Skills mismatching is a global challenge. How to deal with this was discussed at a recent G20 Taskforce on Employment meeting in Paris, to which WAPES was invited.
- Developing a common framework on how to define and make use of skills and competences in the matching process is an important way forward, Elisabet Arp, President of WAPES, said.
The G20 Taskforce on Employment was established in 2011 to serve as a focal point for dialogue and information sharing on employment issues. The Taskforce is to deliver recommendations to G20 Labour and Employment Ministers on boosting jobs and participation, preventing structural unemployment – with a focus on long-term unemployment and policies to support youth – and better quality jobs.
The meeting in Paris highlighted, among other things, the problem of skills mis-matching . As pointed out by Fons Leroy, Director-General of the Flemish public employment service VDAB who also represented WAPES, even when unemployment is high there are substantial skills shortages and a rising number of unfilled vacancies. A special challenge is the global phenomenon of job-seekers being over-educated but under-skilled for the jobs that are in demand in the labour market. Besides, the skills that employers do demand are not necessarily covered in today’s system of classifications and qualifications, making good matching more difficult.

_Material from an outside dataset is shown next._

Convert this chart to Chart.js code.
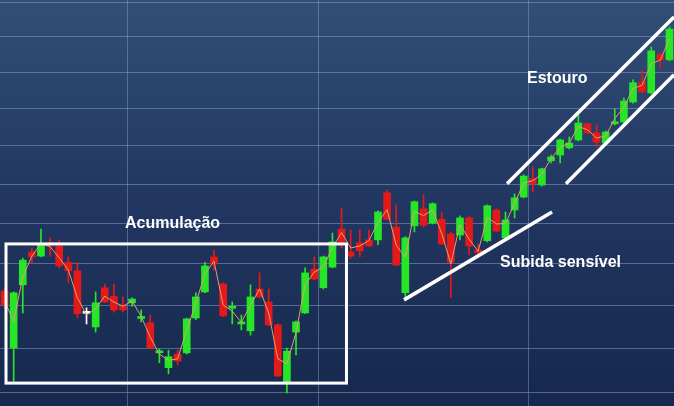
<!DOCTYPE html>
<html><head><meta charset="utf-8">
<script src="https://cdn.jsdelivr.net/npm/chart.js@4.4.1/dist/chart.umd.min.js"></script>
<style>html,body{margin:0;padding:0;background:#1c2f55;overflow:hidden}#wrap{width:674px;height:406px}</style>
</head><body><div id="wrap"><canvas id="c" width="674" height="406"></canvas></div>
<script>
// ---- data (prices) ----
const opens = [35.34,34.00,35.49,36.29,36.19,36.49,36.44,36.04,35.83,34.81,
  34.49,35.42,35.22,34.98,35.06,34.69,34.59,33.89,33.55,33.86,
  33.89,34.70,35.32,36.17,35.51,34.93,34.56,34.40,35.39,35.08,
  34.54,33.23,34.37,34.82,35.87,35.42,35.92,36.86,36.29,36.52,
  36.59,36.59,37.78,36.91,35.30,36.94,37.37,37.01,37.11,36.74,
  36.71,37.14,36.34,36.57,37.34,36.64,37.34,37.67,38.14,37.98,
  38.61,38.76,38.95,39.16,39.59,39.35,39.08,39.59,39.64,40.18,
  40.73,40.43,41.49,41.35];
const highs = [35.39,35.32,36.14,36.39,36.86,36.64,36.59,36.17,36.04,34.94,
  35.32,35.51,35.51,35.20,35.18,34.89,34.77,33.98,33.95,33.95,
  34.70,35.30,36.04,36.34,35.54,35.08,34.77,35.49,35.78,35.39,
  34.56,34.00,34.63,35.90,36.17,36.19,36.76,37.39,36.84,36.84,
  36.84,37.32,37.85,37.47,36.67,37.57,37.73,37.52,37.29,36.79,
  37.19,37.17,36.49,37.47,37.37,37.29,37.75,38.24,38.45,38.42,
  38.76,39.18,39.24,39.83,39.61,39.56,39.40,39.99,40.29,40.79,
  41.04,41.71,41.54,42.28];
const lows = [34.94,33.23,34.82,36.02,36.17,36.19,35.90,35.54,34.70,34.56,
  34.37,35.06,34.84,34.84,34.98,34.61,33.98,33.66,33.41,33.61,
  33.86,34.66,35.30,35.85,34.73,34.56,34.42,34.30,35.18,34.52,
  33.34,32.98,33.84,34.80,35.61,35.39,35.90,36.39,36.14,36.17,
  36.42,36.47,37.09,35.95,35.18,36.79,36.91,36.99,36.47,35.18,
  36.59,36.22,36.17,36.54,36.79,36.62,37.14,37.65,37.80,37.95,
  38.55,38.55,38.92,39.13,39.32,38.97,39.05,39.56,39.61,40.15,
  40.43,40.40,41.12,41.32];
const closes = [35.01,35.30,36.09,36.17,36.47,36.44,35.95,35.83,34.80,34.81,
  35.06,35.08,34.89,34.89,35.15,34.71,34.00,33.93,33.80,33.70,
  34.68,35.20,35.95,36.00,34.75,34.95,34.61,35.20,35.20,34.54,
  33.36,33.93,34.61,35.78,35.63,36.17,36.54,36.54,36.19,36.32,
  36.44,37.29,37.11,35.97,36.64,37.55,36.96,37.50,36.49,36.04,
  37.14,36.44,36.27,37.45,36.81,37.09,37.65,38.21,38.01,38.40,
  38.71,39.16,39.08,39.61,39.35,39.10,39.37,39.64,40.21,40.71,
  40.46,41.60,41.35,42.22];
const trendLine = [35.11,34.62,35.68,36.19,36.50,36.42,36.15,35.85,35.18,34.77,
  34.92,35.22,35.08,34.98,35.10,34.74,34.25,33.86,33.72,33.75,
  34.41,35.05,35.76,36.06,35.01,34.86,34.60,35.00,35.39,34.82,
  33.75,33.64,34.36,35.49,35.80,35.92,36.40,36.77,36.39,36.44,
  36.57,37.03,37.35,36.46,36.16,37.30,37.20,37.34,36.75,36.00,
  36.97,36.61,36.31,37.15,36.99,37.00,37.51,38.03,38.09,38.26,
  38.67,38.96,39.08,39.52,39.43,39.21,39.27,39.73,40.04,40.55,
  40.64,41.24,41.34,41.94];
const categories = opens.map((_, i) => String(i + 1));
const monthStarts = [14, 35, 58];
const priceLevels = [33, 34, 35, 36, 37, 38, 39, 40, 41, 42, 43];
const yMin = 32.688, yMax = 43.062;

// ---- annotations (in data coordinates: category index, price) ----
const annotations = {
  rect: { x1: 0.16, y1: 36.49, x2: 37.54, y2: 33.20 },
  lines: [
    { x1: 43.86, y1: 35.13, x2: 60.11, y2: 37.29 },
    { x1: 55.17, y1: 38.01, x2: 73.50, y2: 42.57 },
    { x1: 61.64, y1: 38.01, x2: 73.50, y2: 40.93 }
  ],
  texts: [
    { text: 'Acumulação', x: 13.22, y: 36.89 },
    { text: 'Estouro', x: 57.36, y: 40.71 },
    { text: 'Subida sensível', x: 54.40, y: 35.92 }
  ]
};

const GREEN = '#26e626', RED = '#e41a1a', WHITE = '#ffffff';
const candleColors = opens.map((o, i) => closes[i] > o ? GREEN : (closes[i] < o ? RED : WHITE));

const bgPlugin = {
  id: 'bg',
  beforeDraw(chart) {
    const { ctx, width, height } = chart;
    const g = ctx.createLinearGradient(0, 0, 0, height);
    g.addColorStop(0, '#324f76');
    g.addColorStop(0.5, '#213661');
    g.addColorStop(1, '#16284c');
    ctx.save();
    ctx.fillStyle = g;
    ctx.fillRect(0, 0, width, height);
    ctx.restore();
  }
};

const annoPlugin = {
  id: 'anno',
  afterDatasetsDraw(chart) {
    const { ctx } = chart;
    const xs = chart.scales.x, ys = chart.scales.y;
    const px = v => xs.getPixelForValue(v), py = v => ys.getPixelForValue(v);
    ctx.save();
    ctx.strokeStyle = '#ffffff';
    ctx.lineWidth = 3;
    const r = annotations.rect;
    ctx.strokeRect(px(r.x1), py(r.y1), px(r.x2) - px(r.x1), py(r.y2) - py(r.y1));
    ctx.lineWidth = 3.5;
    ctx.lineCap = 'butt';
    annotations.lines.forEach(l => {
      ctx.beginPath();
      ctx.moveTo(px(l.x1), py(l.y1));
      ctx.lineTo(px(l.x2), py(l.y2));
      ctx.stroke();
    });
    ctx.fillStyle = '#ffffff';
    ctx.font = 'bold 16px "Liberation Sans", Arial, sans-serif';
    ctx.textBaseline = 'alphabetic';
    ctx.textAlign = 'left';
    annotations.texts.forEach(t => ctx.fillText(t.text, px(t.x), py(t.y)));
    ctx.restore();
  }
};

new Chart(document.getElementById('c'), {
  data: {
    labels: categories,
    datasets: [
      { type: 'line', data: trendLine, borderColor: '#e0a070', borderWidth: 1, pointRadius: 0, tension: 0, order: 0 },
      { type: 'bar', data: opens.map((o, i) => [o, closes[i]]), backgroundColor: candleColors,
        barThickness: 7, grouped: false, minBarLength: 2, borderWidth: 0, order: 1 },
      { type: 'bar', data: lows.map((l, i) => [l, highs[i]]), backgroundColor: candleColors,
        barThickness: 1, grouped: false, borderWidth: 0, order: 2 }
    ]
  },
  options: {
    responsive: false,
    animation: false,
    devicePixelRatio: 1,
    layout: { padding: 0, autoPadding: false },
    plugins: { legend: { display: false }, tooltip: { enabled: false } },
    scales: {
      x: {
        type: 'category', offset: true,
        ticks: { display: false },
        border: { display: false },
        grid: {
          offset: true, drawTicks: false, lineWidth: 1,
          color: ctx => monthStarts.includes(ctx.index) ? 'rgba(140,165,205,0.45)' : 'rgba(0,0,0,0)'
        }
      },
      y: {
        type: 'logarithmic', min: yMin, max: yMax, bounds: 'data',
        ticks: { display: false },
        border: { display: false },
        grid: { drawTicks: false, color: 'rgba(140,165,205,0.5)', lineWidth: 1 },
        afterBuildTicks: axis => { axis.ticks = priceLevels.map(v => ({ value: v })); }
      }
    }
  },
  plugins: [bgPlugin, annoPlugin]
});
</script></body></html>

- It is of course very important to develop tools to better capture all relevant skills and competences, Elisabet Arp said, pointing out that developing a common framework for how to define and use skills in the matching process would be a big step forward.
Both she and Fons Leroy stressed the important role of the public employment services when labour markets become both more complex and insecure, and when people have to change careers more often. Fons Leroy gave several examples of what the public employment services can do:
- In the Flemish region of Belgium, job-seekers and employees can build skills portfolios that present the skills they have acquired on the job, at school or during their free time. Registered skills and competences are taken into account by the matching engine of VDAB.
- The public employment services can build bridges between education and employment, by providing platforms for schools, vocational training institutions, municipalities, employers’ organisations and companies to achieve synergies in expertise, target audience and infrastructure.
- The public employment services can offer career guidance services: as neutral information brokers, they can provide insights about skills needs and trends.
Cooperation between various stakeholders and among the public employment services themselves are important, they both agreed.
- All relevant stakeholders should be involved to temper skills mismatch and allow all citizens to develop their talent to the utmost, Fons Leroy said.
- The constant and continuous change require agile public employment services, and it is necessary for us to exchange experiences and to cooperate in new ways. WAPES is a good forum for that, Elisabet Arp said.